Y ¿qué decir del territorio literario de Antonio Pereira? Para José Luis Suárez Roca, el narrador construyó una ciudad milenaria, rodeada de aldeas brumosas, que se convirtió en el país de las nieblas, en su mundo del Noroeste.

La Cabrera de Carnicer

Ramón Carnicer, a cuya memoria este año se rinde tributo —se cumplen cien años de su nacimiento y cincuenta del viaje a La Cabrera que le unió para siempre a esta tierra—, realizó con el título de su obra más conocida, Donde las Hurdes se llaman Cabrera, un guiño al viaje, el que realizó Alfonso XIII a las Hurdes en 1922. Para la profesora Helena Fidalgo, este estudio puede considerarse el comienzo de la obra literaria de Carnicer, «un libro que no es entendido ni por los habitantes de esta comarca ni por las autoridades». Sin embargo, según Fidalgo, Carnicer llegó a confersar que, desde entonces, La Cabrera sería ya para siempre su inseparable compañera de viaje. «Quería rescatar del olvido una región y a sus habitantes y lo hace con sutileza; la crítica «nunca es despiadada», porque la modera con humor, ternura e ironía. Carnicer, que en opinión de Fidalgo tenía «un sentido muy hondo de la verdad», volverá en varias ocasiones a La Cabrera, donde comprueba que algunas carencias se han solucionado, pero, por contra, se ha despoblado y el paisaje ha sido degradado por las explotaciones de pizarra. Para Antonio Colinas, ese territorio es Petavonium, un lugar real y mítico a la vez, unas ruinas romanas y prerromanas que descansan en la vía romana que lleva de Astorga a Portugal. Allí pasó el poeta su infancia y es un lugar al que regresa con sus versos.
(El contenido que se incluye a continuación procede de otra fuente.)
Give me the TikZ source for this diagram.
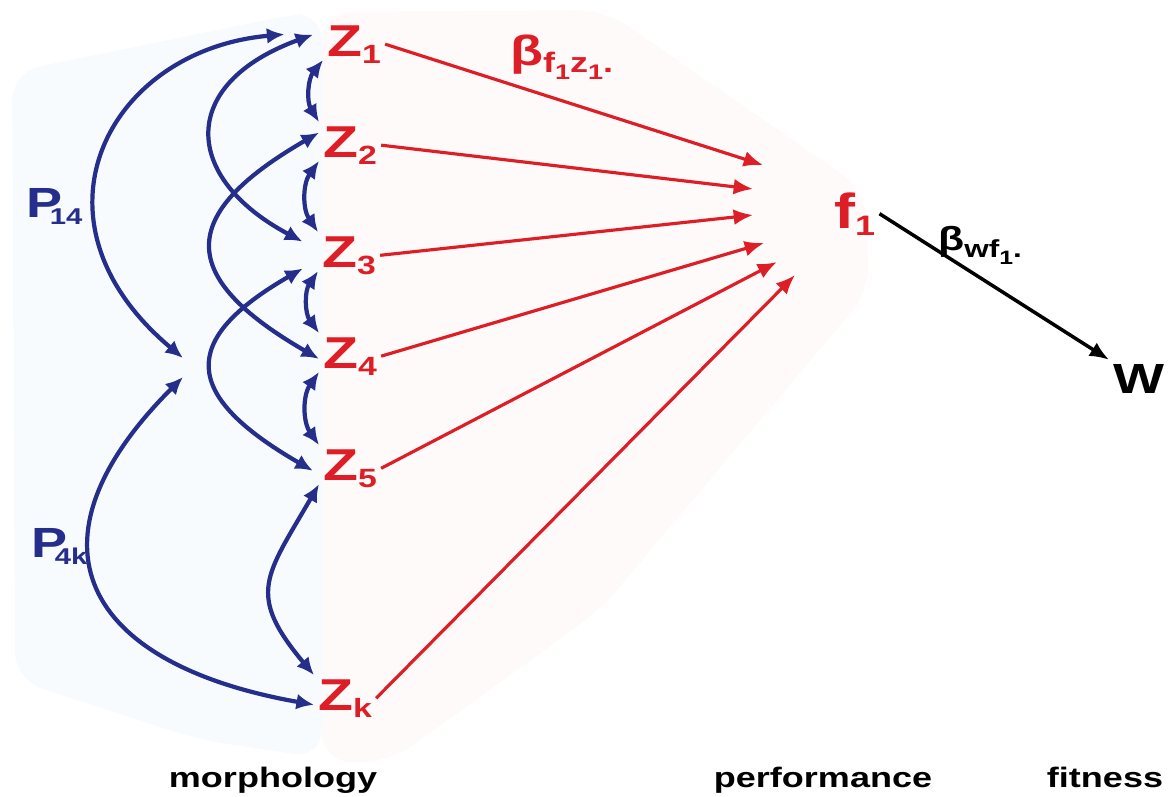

También merece la pena reseñar Región, el trasunto de España creado por Benet en la novela y que, según defiende el catedrático Francisco García Pérez, es un lugar comprendido entre el Bierzo y el Porma. Resta Lot, el trasunto con el que Juan Pedro Aparicio habla de León —surgió en la novela La forma de la noche— , de la ciudad, del mundo urbano en el que vivió su infancia y juventud. Dice el escritor que eligió estas tres palabras porque le gustó su esquematismo. «Me gusta la palabra, tan escueta, y me gusta lo que evoca, ese personaje bíblico al que se le prohíbe mirar atrás». Añade el escritor que eso era precisamente lo que ocurría durante el franquismo, que nadie podía mirar atrás tratando de buscar respuestas: «El pasado ya se nos daba interpretado. Había que aceptarlo como se nos decía o atenerse a muy desagradables consecuencias», escribe.